***** GIVEN MATERIAL

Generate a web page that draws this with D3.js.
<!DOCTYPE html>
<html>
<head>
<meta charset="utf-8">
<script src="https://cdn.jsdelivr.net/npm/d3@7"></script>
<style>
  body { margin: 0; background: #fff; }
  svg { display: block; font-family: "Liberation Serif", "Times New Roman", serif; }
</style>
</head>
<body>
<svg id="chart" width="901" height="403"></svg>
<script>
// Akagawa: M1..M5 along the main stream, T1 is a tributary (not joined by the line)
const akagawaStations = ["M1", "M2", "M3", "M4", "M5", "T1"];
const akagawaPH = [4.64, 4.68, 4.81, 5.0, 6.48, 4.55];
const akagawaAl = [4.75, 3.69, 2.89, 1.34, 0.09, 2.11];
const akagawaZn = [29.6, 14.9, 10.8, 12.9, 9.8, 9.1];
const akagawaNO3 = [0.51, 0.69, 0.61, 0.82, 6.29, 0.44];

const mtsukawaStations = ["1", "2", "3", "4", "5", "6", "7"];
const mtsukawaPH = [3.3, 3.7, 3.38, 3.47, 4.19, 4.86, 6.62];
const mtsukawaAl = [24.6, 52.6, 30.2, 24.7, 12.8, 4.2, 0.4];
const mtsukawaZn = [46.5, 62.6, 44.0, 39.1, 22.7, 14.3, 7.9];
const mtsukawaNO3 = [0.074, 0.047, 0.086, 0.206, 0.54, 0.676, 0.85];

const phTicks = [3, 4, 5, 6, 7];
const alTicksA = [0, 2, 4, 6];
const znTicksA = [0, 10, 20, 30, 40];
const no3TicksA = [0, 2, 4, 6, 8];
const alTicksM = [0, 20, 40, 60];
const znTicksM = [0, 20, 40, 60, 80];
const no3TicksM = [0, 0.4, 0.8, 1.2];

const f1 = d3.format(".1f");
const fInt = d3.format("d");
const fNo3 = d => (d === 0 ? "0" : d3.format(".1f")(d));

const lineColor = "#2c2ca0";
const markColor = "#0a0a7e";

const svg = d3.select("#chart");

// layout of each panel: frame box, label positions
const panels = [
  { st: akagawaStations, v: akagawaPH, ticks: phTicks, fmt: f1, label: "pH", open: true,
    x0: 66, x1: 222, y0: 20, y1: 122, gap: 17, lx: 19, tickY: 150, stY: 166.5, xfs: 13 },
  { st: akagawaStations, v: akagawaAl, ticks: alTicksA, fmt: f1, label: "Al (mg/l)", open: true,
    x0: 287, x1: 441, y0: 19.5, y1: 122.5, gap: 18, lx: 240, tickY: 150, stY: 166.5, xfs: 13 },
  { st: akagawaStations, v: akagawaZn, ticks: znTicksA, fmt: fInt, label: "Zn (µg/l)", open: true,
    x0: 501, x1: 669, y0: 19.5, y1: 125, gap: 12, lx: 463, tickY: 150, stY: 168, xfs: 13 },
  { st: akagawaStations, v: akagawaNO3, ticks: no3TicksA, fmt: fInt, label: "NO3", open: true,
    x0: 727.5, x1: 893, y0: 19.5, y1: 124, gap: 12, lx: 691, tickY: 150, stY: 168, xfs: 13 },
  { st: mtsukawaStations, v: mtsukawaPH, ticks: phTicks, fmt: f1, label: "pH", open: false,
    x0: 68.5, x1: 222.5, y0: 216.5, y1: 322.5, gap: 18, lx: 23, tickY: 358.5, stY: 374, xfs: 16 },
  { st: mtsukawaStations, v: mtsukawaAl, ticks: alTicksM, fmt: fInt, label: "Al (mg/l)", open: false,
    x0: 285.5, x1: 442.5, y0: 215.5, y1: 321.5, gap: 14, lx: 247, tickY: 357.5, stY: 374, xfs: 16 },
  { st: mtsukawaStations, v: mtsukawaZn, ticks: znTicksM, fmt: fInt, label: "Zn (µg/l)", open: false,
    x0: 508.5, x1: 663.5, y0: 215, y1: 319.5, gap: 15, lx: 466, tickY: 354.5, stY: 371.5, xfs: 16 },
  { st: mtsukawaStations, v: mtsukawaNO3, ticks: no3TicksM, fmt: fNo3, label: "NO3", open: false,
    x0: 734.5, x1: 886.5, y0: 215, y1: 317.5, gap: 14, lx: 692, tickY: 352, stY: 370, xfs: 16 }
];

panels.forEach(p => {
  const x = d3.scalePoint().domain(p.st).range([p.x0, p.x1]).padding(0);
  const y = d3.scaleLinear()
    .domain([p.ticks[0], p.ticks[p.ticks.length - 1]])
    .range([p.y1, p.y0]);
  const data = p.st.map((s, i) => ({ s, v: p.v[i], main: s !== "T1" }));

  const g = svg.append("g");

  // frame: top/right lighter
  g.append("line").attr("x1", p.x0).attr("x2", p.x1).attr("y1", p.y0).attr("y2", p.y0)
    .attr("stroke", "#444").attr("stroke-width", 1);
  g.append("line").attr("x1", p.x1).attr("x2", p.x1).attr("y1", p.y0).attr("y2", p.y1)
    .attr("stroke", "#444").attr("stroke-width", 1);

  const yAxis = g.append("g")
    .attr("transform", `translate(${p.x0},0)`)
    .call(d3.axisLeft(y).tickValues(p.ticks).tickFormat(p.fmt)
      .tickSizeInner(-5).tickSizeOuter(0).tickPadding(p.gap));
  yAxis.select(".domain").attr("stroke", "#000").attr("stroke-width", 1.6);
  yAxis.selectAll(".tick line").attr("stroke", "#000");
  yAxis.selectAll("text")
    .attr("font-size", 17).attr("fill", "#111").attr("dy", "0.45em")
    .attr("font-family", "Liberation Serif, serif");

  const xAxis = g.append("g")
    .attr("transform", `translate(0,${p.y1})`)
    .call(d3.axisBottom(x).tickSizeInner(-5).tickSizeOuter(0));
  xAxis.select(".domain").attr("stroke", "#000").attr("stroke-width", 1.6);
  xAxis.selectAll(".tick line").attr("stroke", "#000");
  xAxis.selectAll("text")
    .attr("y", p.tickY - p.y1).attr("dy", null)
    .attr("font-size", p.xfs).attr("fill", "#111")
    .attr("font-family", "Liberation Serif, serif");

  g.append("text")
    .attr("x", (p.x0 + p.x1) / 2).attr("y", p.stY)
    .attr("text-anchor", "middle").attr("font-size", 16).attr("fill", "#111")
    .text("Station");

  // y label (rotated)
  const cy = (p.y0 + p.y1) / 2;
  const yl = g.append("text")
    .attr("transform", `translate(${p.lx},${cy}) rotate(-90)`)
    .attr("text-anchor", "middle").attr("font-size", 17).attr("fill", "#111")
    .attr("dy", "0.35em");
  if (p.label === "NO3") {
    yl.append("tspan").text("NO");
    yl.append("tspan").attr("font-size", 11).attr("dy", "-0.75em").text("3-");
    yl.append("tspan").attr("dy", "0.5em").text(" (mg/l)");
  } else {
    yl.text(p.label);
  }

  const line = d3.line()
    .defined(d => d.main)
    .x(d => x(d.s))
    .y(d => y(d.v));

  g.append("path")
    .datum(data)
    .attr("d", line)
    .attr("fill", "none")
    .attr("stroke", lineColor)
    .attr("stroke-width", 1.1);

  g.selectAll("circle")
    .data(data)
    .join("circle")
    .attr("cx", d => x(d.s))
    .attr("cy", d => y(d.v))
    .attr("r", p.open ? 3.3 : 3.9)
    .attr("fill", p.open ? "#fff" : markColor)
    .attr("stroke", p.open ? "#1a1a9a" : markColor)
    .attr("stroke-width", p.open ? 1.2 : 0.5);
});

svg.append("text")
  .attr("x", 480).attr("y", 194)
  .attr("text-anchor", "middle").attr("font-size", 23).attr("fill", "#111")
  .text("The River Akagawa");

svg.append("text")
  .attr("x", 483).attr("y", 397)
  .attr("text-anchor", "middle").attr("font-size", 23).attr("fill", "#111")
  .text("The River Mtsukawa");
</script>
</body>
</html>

**********

● JOB: Reproduce the listing above verbatim, from first line to last.

● RIGHT ANSWER:
Generate a web page that draws this with D3.js.
<!DOCTYPE html>
<html>
<head>
<meta charset="utf-8">
<script src="https://cdn.jsdelivr.net/npm/d3@7"></script>
<style>
  body { margin: 0; background: #fff; }
  svg { display: block; font-family: "Liberation Serif", "Times New Roman", serif; }
</style>
</head>
<body>
<svg id="chart" width="901" height="403"></svg>
<script>
// Akagawa: M1..M5 along the main stream, T1 is a tributary (not joined by the line)
const akagawaStations = ["M1", "M2", "M3", "M4", "M5", "T1"];
const akagawaPH = [4.64, 4.68, 4.81, 5.0, 6.48, 4.55];
const akagawaAl = [4.75, 3.69, 2.89, 1.34, 0.09, 2.11];
const akagawaZn = [29.6, 14.9, 10.8, 12.9, 9.8, 9.1];
const akagawaNO3 = [0.51, 0.69, 0.61, 0.82, 6.29, 0.44];

const mtsukawaStations = ["1", "2", "3", "4", "5", "6", "7"];
const mtsukawaPH = [3.3, 3.7, 3.38, 3.47, 4.19, 4.86, 6.62];
const mtsukawaAl = [24.6, 52.6, 30.2, 24.7, 12.8, 4.2, 0.4];
const mtsukawaZn = [46.5, 62.6, 44.0, 39.1, 22.7, 14.3, 7.9];
const mtsukawaNO3 = [0.074, 0.047, 0.086, 0.206, 0.54, 0.676, 0.85];

const phTicks = [3, 4, 5, 6, 7];
const alTicksA = [0, 2, 4, 6];
const znTicksA = [0, 10, 20, 30, 40];
const no3TicksA = [0, 2, 4, 6, 8];
const alTicksM = [0, 20, 40, 60];
const znTicksM = [0, 20, 40, 60, 80];
const no3TicksM = [0, 0.4, 0.8, 1.2];

const f1 = d3.format(".1f");
const fInt = d3.format("d");
const fNo3 = d => (d === 0 ? "0" : d3.format(".1f")(d));

const lineColor = "#2c2ca0";
const markColor = "#0a0a7e";

const svg = d3.select("#chart");

// layout of each panel: frame box, label positions
const panels = [
  { st: akagawaStations, v: akagawaPH, ticks: phTicks, fmt: f1, label: "pH", open: true,
    x0: 66, x1: 222, y0: 20, y1: 122, gap: 17, lx: 19, tickY: 150, stY: 166.5, xfs: 13 },
  { st: akagawaStations, v: akagawaAl, ticks: alTicksA, fmt: f1, label: "Al (mg/l)", open: true,
    x0: 287, x1: 441, y0: 19.5, y1: 122.5, gap: 18, lx: 240, tickY: 150, stY: 166.5, xfs: 13 },
  { st: akagawaStations, v: akagawaZn, ticks: znTicksA, fmt: fInt, label: "Zn (µg/l)", open: true,
    x0: 501, x1: 669, y0: 19.5, y1: 125, gap: 12, lx: 463, tickY: 150, stY: 168, xfs: 13 },
  { st: akagawaStations, v: akagawaNO3, ticks: no3TicksA, fmt: fInt, label: "NO3", open: true,
    x0: 727.5, x1: 893, y0: 19.5, y1: 124, gap: 12, lx: 691, tickY: 150, stY: 168, xfs: 13 },
  { st: mtsukawaStations, v: mtsukawaPH, ticks: phTicks, fmt: f1, label: "pH", open: false,
    x0: 68.5, x1: 222.5, y0: 216.5, y1: 322.5, gap: 18, lx: 23, tickY: 358.5, stY: 374, xfs: 16 },
  { st: mtsukawaStations, v: mtsukawaAl, ticks: alTicksM, fmt: fInt, label: "Al (mg/l)", open: false,
    x0: 285.5, x1: 442.5, y0: 215.5, y1: 321.5, gap: 14, lx: 247, tickY: 357.5, stY: 374, xfs: 16 },
  { st: mtsukawaStations, v: mtsukawaZn, ticks: znTicksM, fmt: fInt, label: "Zn (µg/l)", open: false,
    x0: 508.5, x1: 663.5, y0: 215, y1: 319.5, gap: 15, lx: 466, tickY: 354.5, stY: 371.5, xfs: 16 },
  { st: mtsukawaStations, v: mtsukawaNO3, ticks: no3TicksM, fmt: fNo3, label: "NO3", open: false,
    x0: 734.5, x1: 886.5, y0: 215, y1: 317.5, gap: 14, lx: 692, tickY: 352, stY: 370, xfs: 16 }
];

panels.forEach(p => {
  const x = d3.scalePoint().domain(p.st).range([p.x0, p.x1]).padding(0);
  const y = d3.scaleLinear()
    .domain([p.ticks[0], p.ticks[p.ticks.length - 1]])
    .range([p.y1, p.y0]);
  const data = p.st.map((s, i) => ({ s, v: p.v[i], main: s !== "T1" }));

  const g = svg.append("g");

  // frame: top/right lighter
  g.append("line").attr("x1", p.x0).attr("x2", p.x1).attr("y1", p.y0).attr("y2", p.y0)
    .attr("stroke", "#444").attr("stroke-width", 1);
  g.append("line").attr("x1", p.x1).attr("x2", p.x1).attr("y1", p.y0).attr("y2", p.y1)
    .attr("stroke", "#444").attr("stroke-width", 1);

  const yAxis = g.append("g")
    .attr("transform", `translate(${p.x0},0)`)
    .call(d3.axisLeft(y).tickValues(p.ticks).tickFormat(p.fmt)
      .tickSizeInner(-5).tickSizeOuter(0).tickPadding(p.gap));
  yAxis.select(".domain").attr("stroke", "#000").attr("stroke-width", 1.6);
  yAxis.selectAll(".tick line").attr("stroke", "#000");
  yAxis.selectAll("text")
    .attr("font-size", 17).attr("fill", "#111").attr("dy", "0.45em")
    .attr("font-family", "Liberation Serif, serif");

  const xAxis = g.append("g")
    .attr("transform", `translate(0,${p.y1})`)
    .call(d3.axisBottom(x).tickSizeInner(-5).tickSizeOuter(0));
  xAxis.select(".domain").attr("stroke", "#000").attr("stroke-width", 1.6);
  xAxis.selectAll(".tick line").attr("stroke", "#000");
  xAxis.selectAll("text")
    .attr("y", p.tickY - p.y1).attr("dy", null)
    .attr("font-size", p.xfs).attr("fill", "#111")
    .attr("font-family", "Liberation Serif, serif");

  g.append("text")
    .attr("x", (p.x0 + p.x1) / 2).attr("y", p.stY)
    .attr("text-anchor", "middle").attr("font-size", 16).attr("fill", "#111")
    .text("Station");

  // y label (rotated)
  const cy = (p.y0 + p.y1) / 2;
  const yl = g.append("text")
    .attr("transform", `translate(${p.lx},${cy}) rotate(-90)`)
    .attr("text-anchor", "middle").attr("font-size", 17).attr("fill", "#111")
    .attr("dy", "0.35em");
  if (p.label === "NO3") {
    yl.append("tspan").text("NO");
    yl.append("tspan").attr("font-size", 11).attr("dy", "-0.75em").text("3-");
    yl.append("tspan").attr("dy", "0.5em").text(" (mg/l)");
  } else {
    yl.text(p.label);
  }

  const line = d3.line()
    .defined(d => d.main)
    .x(d => x(d.s))
    .y(d => y(d.v));

  g.append("path")
    .datum(data)
    .attr("d", line)
    .attr("fill", "none")
    .attr("stroke", lineColor)
    .attr("stroke-width", 1.1);

  g.selectAll("circle")
    .data(data)
    .join("circle")
    .attr("cx", d => x(d.s))
    .attr("cy", d => y(d.v))
    .attr("r", p.open ? 3.3 : 3.9)
    .attr("fill", p.open ? "#fff" : markColor)
    .attr("stroke", p.open ? "#1a1a9a" : markColor)
    .attr("stroke-width", p.open ? 1.2 : 0.5);
});

svg.append("text")
  .attr("x", 480).attr("y", 194)
  .attr("text-anchor", "middle").attr("font-size", 23).attr("fill", "#111")
  .text("The River Akagawa");

svg.append("text")
  .attr("x", 483).attr("y", 397)
  .attr("text-anchor", "middle").attr("font-size", 23).attr("fill", "#111")
  .text("The River Mtsukawa");
</script>
</body>
</html>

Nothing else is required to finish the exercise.